The setup itself is pretty easy using the graphical install tool from the live cd, with only one non sequitur: I opted for an encrypted LVM setup and wanted to keep /home on a separate partition. However, I still use the rest of the system for things (including databases and such) so I wanted to keep / and /home at about the same sizes. The #! install tool doesn't see things the same way and allocated 10GB for / and 240GB for /home. Not in itself a problem (though I don't why it's determined to make the decision for me instead of asking me) however the GUI tool then made it nigh impossible for me to make the setup I wanted. In fact, I didn't get the setup I wanted for the only way I could see to make it happen would be to go through the manual partition setup - which I didn't fancy at the time (too big a chance to screw up). In effect it forced me onto a one-partition setup - and that's silly.

Other than that the install went flawlessly. My version of #! is Statler and most things in it work out of the box on my S10-3s. There are a couple of things that I needed to do, to get things perfect.


The Broadcom Corporation BCM4313 isn't properly recognized by the installed drivers, so in order to get wifi working I needed to install firmware-brcm80211. After that it seemed to work fine, although it still had a problem of the wireless network not being enabled upon startup. This was fixed with a startup script in /etc/rc.local - basically it just does

# in /etc/rc.local
/usr/bin/nmcli nm wifi on

As NetworkManager is handling my wireless card anyway and it just needs to be told to switch wireless on, this is all that's needed to have wireless running after bootup.
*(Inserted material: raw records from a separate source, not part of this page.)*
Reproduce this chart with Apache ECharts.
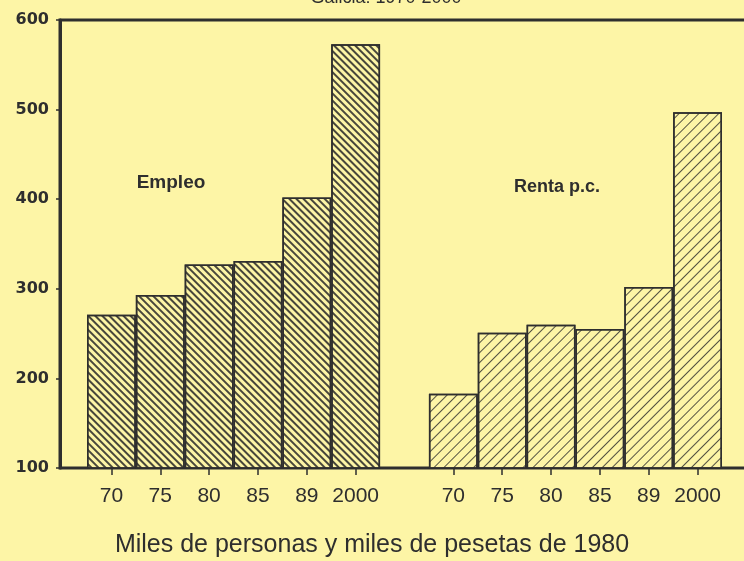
<!DOCTYPE html>
<html>
<head>
<meta charset="utf-8">
<script src="https://cdn.jsdelivr.net/npm/echarts@6/dist/echarts.min.js"></script>
<style>
  html, body { margin: 0; padding: 0; background: #fdf5a6; }
  #main { width: 744px; height: 561px; }
</style>
</head>
<body>
<div id="main"></div>
<script>
  // años de cada grupo (el hueco central es una categoría vacía)
  const years = ['70', '75', '80', '85', '89', '2000']
  const categories = years.concat([''], years)
  // Empleo: miles de personas
  const empleo = [271, 293, 327, 331, 402, 573]
  // Renta p.c.: miles de pesetas de 1980
  const renta = [183, 251, 260, 255, 302, 497]
  const yTicks = [100, 200, 300, 400, 500, 600]

  const gap = new Array(7).fill(null)
  const empleoData = empleo.concat(gap)
  const rentaData = gap.concat(renta)

  const bg = '#fdf5a6'
  const ink = '#2e2e2e'

  const chart = echarts.init(document.getElementById('main'))
  chart.setOption({
    backgroundColor: bg,
    animation: false,
    grid: [
      // marco y eje vertical (el borde derecho queda fuera de la imagen)
      { left: 60, top: 20, right: -60, bottom: 93, outerBoundsMode: 'none', containLabel: false, show: true, borderColor: ink, borderWidth: 3, backgroundColor: 'transparent' },
      // barras
      { left: 87, top: 20, right: 22, bottom: 93, outerBoundsMode: 'none' }
    ],
    xAxis: [
      { gridIndex: 0, type: 'value', show: false },
      {
        gridIndex: 1,
        type: 'category',
        data: categories,
        axisLine: { show: false },
        axisTick: {
          show: true,
          alignWithLabel: true,
          length: 7,
          interval: (i, v) => v !== '',
          lineStyle: { color: ink, width: 1.5 }
        },
        axisLabel: {
          margin: 18,
          color: ink,
          fontSize: 21,
          fontFamily: 'Liberation Sans',
          interval: 0
        }
      }
    ],
    yAxis: [
      {
        gridIndex: 0,
        type: 'value',
        min: yTicks[0],
        max: yTicks[yTicks.length - 1],
        interval: 100,
        splitLine: { show: false },
        axisLine: { show: true, lineStyle: { color: ink, width: 3 } },
        axisTick: { show: true, length: 4, lineStyle: { color: ink, width: 1.5 } },
        axisLabel: { color: ink, fontSize: 16, fontWeight: 'bold', fontFamily: 'DejaVu Sans', margin: 11 }
      },
      { gridIndex: 1, type: 'value', min: 100, max: 600, show: false }
    ],
    series: [
      {
        name: 'Empleo',
        type: 'bar',
        xAxisIndex: 1,
        yAxisIndex: 1,
        data: empleoData,
        barGap: '-100%',
        barCategoryGap: 0,
        itemStyle: {
          color: bg,
          borderColor: ink,
          borderWidth: 1.5,
          decal: {
            symbol: 'rect',
            symbolSize: 1,
            color: 'rgba(40,40,40,0.85)',
            dashArrayX: [1, 0],
            dashArrayY: [1.2, 2.4],
            rotation: Math.PI / 4
          }
        }
      },
      {
        name: 'Renta p.c.',
        type: 'bar',
        xAxisIndex: 1,
        yAxisIndex: 1,
        data: rentaData,
        barGap: '-100%',
        barCategoryGap: 0,
        itemStyle: {
          color: bg,
          borderColor: ink,
          borderWidth: 1.5,
          decal: {
            symbol: 'rect',
            symbolSize: 1,
            color: 'rgba(40,40,40,0.8)',
            dashArrayX: [1, 0],
            dashArrayY: [1, 5.4],
            rotation: -Math.PI / 4
          }
        }
      }
    ],
    graphic: [
      {
        type: 'text', x: 386, y: -11,
        style: { text: 'Galicia: 1970-2000', fill: ink, font: '18px Liberation Sans', align: 'center' }
      },
      {
        type: 'text', x: 171, y: 183,
        style: { text: 'Empleo', fill: ink, font: 'bold 19px Liberation Sans', align: 'center', verticalAlign: 'middle' }
      },
      {
        type: 'text', x: 557, y: 187,
        style: { text: 'Renta p.c.', fill: ink, font: 'bold 18px Liberation Sans', align: 'center', verticalAlign: 'middle' }
      },
      {
        type: 'text', x: 372, y: 545,
        style: { text: 'Miles de personas y miles de pesetas de 1980', fill: ink, font: '25px Liberation Sans', align: 'center', verticalAlign: 'middle' }
      }
    ]
  })
</script>
</body>
</html>
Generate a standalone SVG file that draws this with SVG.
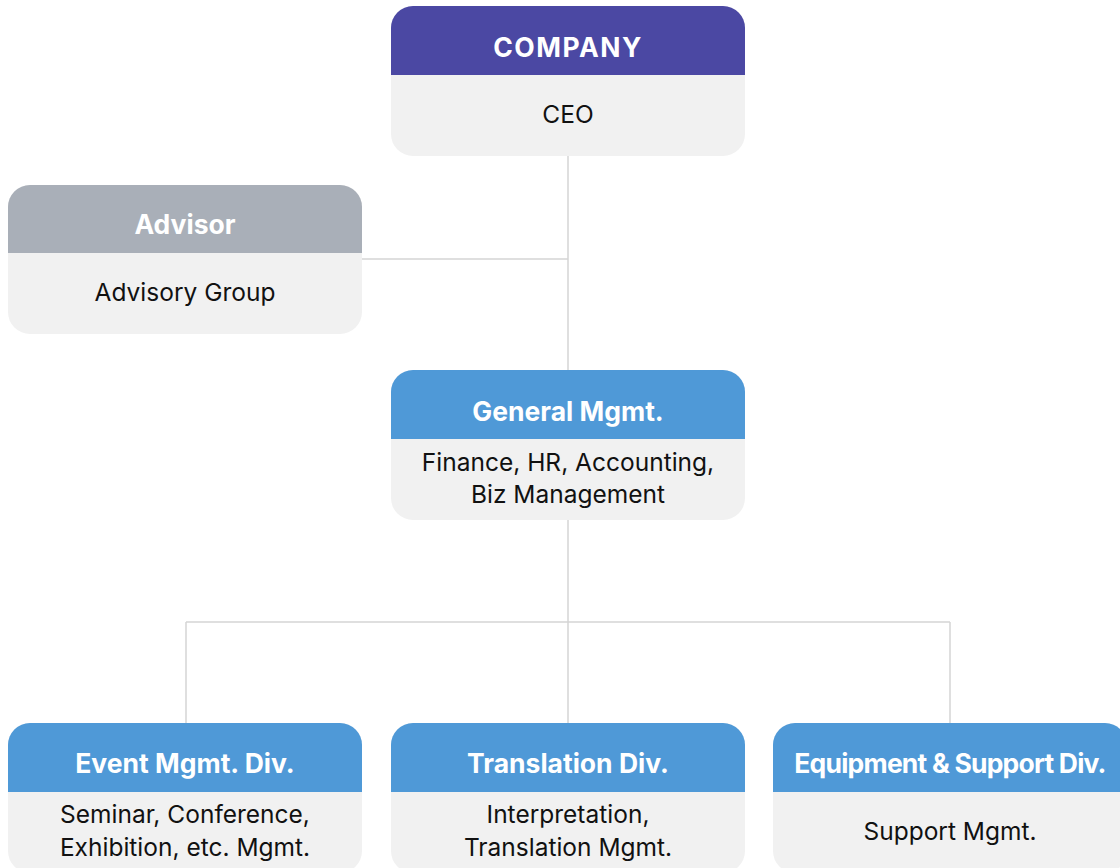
<svg xmlns="http://www.w3.org/2000/svg" width="1120" height="868" viewBox="0 0 1120 868">
<style>
.body{fill:#f1f1f1}
.hd-co{fill:#4b48a3}
.hd-adv{fill:#a9afb8}
.hd-blue{fill:#4f99d7}
.ht{font-family:Inter,"Liberation Sans",sans-serif;font-weight:700;font-size:26.5px;fill:#ffffff;text-anchor:middle}
.bt{font-family:Inter,"Liberation Sans",sans-serif;font-size:24.5px;fill:#111111;text-anchor:middle}
.conn{fill:none;stroke:#d4d4d4;stroke-width:1.5}
</style>
<rect width="1120" height="868" fill="#ffffff"/>
<g id="connectors">
<path class="conn" d="M568 156V370"/>
<path class="conn" d="M362 259H568"/>
<path class="conn" d="M568 520V723"/>
<path class="conn" d="M186 622H950"/>
<path class="conn" d="M186 622V723"/>
<path class="conn" d="M950 622V723"/>
</g>
<g id="company">
<rect class="body" x="391" y="6" width="354" height="150" rx="22"/>
<path class="hd-co" d="M391 75V28A22 22 0 0 1 413 6H723A22 22 0 0 1 745 28V75Z"/>
<text class="ht" x="568" y="57" font-size="28" letter-spacing="1.5">COMPANY</text>
<text class="bt" x="568" y="123">CEO</text>
</g>
<g id="advisor">
<rect class="body" x="8" y="185" width="354" height="149" rx="22"/>
<path class="hd-adv" d="M8 253V207A22 22 0 0 1 30 185H340A22 22 0 0 1 362 207V253Z"/>
<text class="ht" x="185" y="234">Advisor</text>
<text class="bt" x="185" y="301">Advisory Group</text>
</g>
<g id="general">
<rect class="body" x="391" y="370" width="354" height="150" rx="22"/>
<path class="hd-blue" d="M391 439V392A22 22 0 0 1 413 370H723A22 22 0 0 1 745 392V439Z"/>
<text class="ht" x="568" y="421">General Mgmt.</text>
<text class="bt" x="568" y="471">Finance, HR, Accounting,</text>
<text class="bt" x="568" y="503">Biz Management</text>
</g>
<g id="event">
<rect class="body" x="8" y="723" width="354" height="150" rx="22"/>
<path class="hd-blue" d="M8 792V745A22 22 0 0 1 30 723H340A22 22 0 0 1 362 745V792Z"/>
<text class="ht" x="185" y="773">Event Mgmt. Div.</text>
<text class="bt" x="185" y="823">Seminar, Conference,</text>
<text class="bt" x="185" y="856">Exhibition, etc. Mgmt.</text>
</g>
<g id="translation">
<rect class="body" x="391" y="723" width="354" height="150" rx="22"/>
<path class="hd-blue" d="M391 792V745A22 22 0 0 1 413 723H723A22 22 0 0 1 745 745V792Z"/>
<text class="ht" x="568" y="773">Translation Div.</text>
<text class="bt" x="568" y="823">Interpretation,</text>
<text class="bt" x="568" y="856">Translation Mgmt.</text>
</g>
<g id="equipment">
<rect class="body" x="773" y="723" width="354" height="150" rx="22"/>
<path class="hd-blue" d="M773 792V745A22 22 0 0 1 795 723H1105A22 22 0 0 1 1127 745V792Z"/>
<text class="ht" x="950" y="773" letter-spacing="-0.8">Equipment &amp; Support Div.</text>
<text class="bt" x="950" y="840">Support Mgmt.</text>
</g>
</svg>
I came across another problem though: on connecting to wireless networks, if a connection was not made, the computer would freeze. Mouse was still working but the desktop was non-responsive. In order to solve this, I updated the wireless network card to the firmware drivers of testing as well.

sudo apt-get install -t testing firmware-brcm-80211


The synaptics touchpad of the S10-3s only allowed left clicking (not through the actual button though) and scrolling - no right click. This was fixed by adding Debian testing sources and pinning the kernel to testing - which currently means version After installing this and rebooting, the touchpad worked just fine.


After install I had a small problem with the sound, in that when I attached headphones the sound would still play through the normal speakers. This issue was fixed by adding a line to /etc/modprobe.d/alsa-base.conf

# in /etc/modprobe.d/alsa-base.conf
options snd-hda-intel model=thinkpad

After adding this and rebooting, sound would play as intended - either through headphones or the normal speakers. However, #! comes with a rather annoying use of the system speaker to make a bell sound. To turn this off, you can use the script found at Dandekar's. The most important parts are (I believe):

# in /etc/modprobe.d/alsa-base-blacklist.conf
blacklist pcspkr

# in ~/.config/openbox/autostart.sh
xset b off &

You'll essentially blacklist the driver for the pc-speaker and stop X from making the bell sound.


Getting #! to run on my Lenovo S10-3s was not as easy as getting ubuntu to run on it (although I had a couple of problems first time round there too). However, it hasn't taken me long to make things work and the list of things to fix is pretty small - the biggest issue being the wireless card.

Overall my system seems faster and leaner - even though I used the #! welcome script to install a ton of package right after install. I'm definitely looking forward to getting into #! - so far there's nothing I dislike but a lot of things I'm pretty happy about, such as the lack of Unity.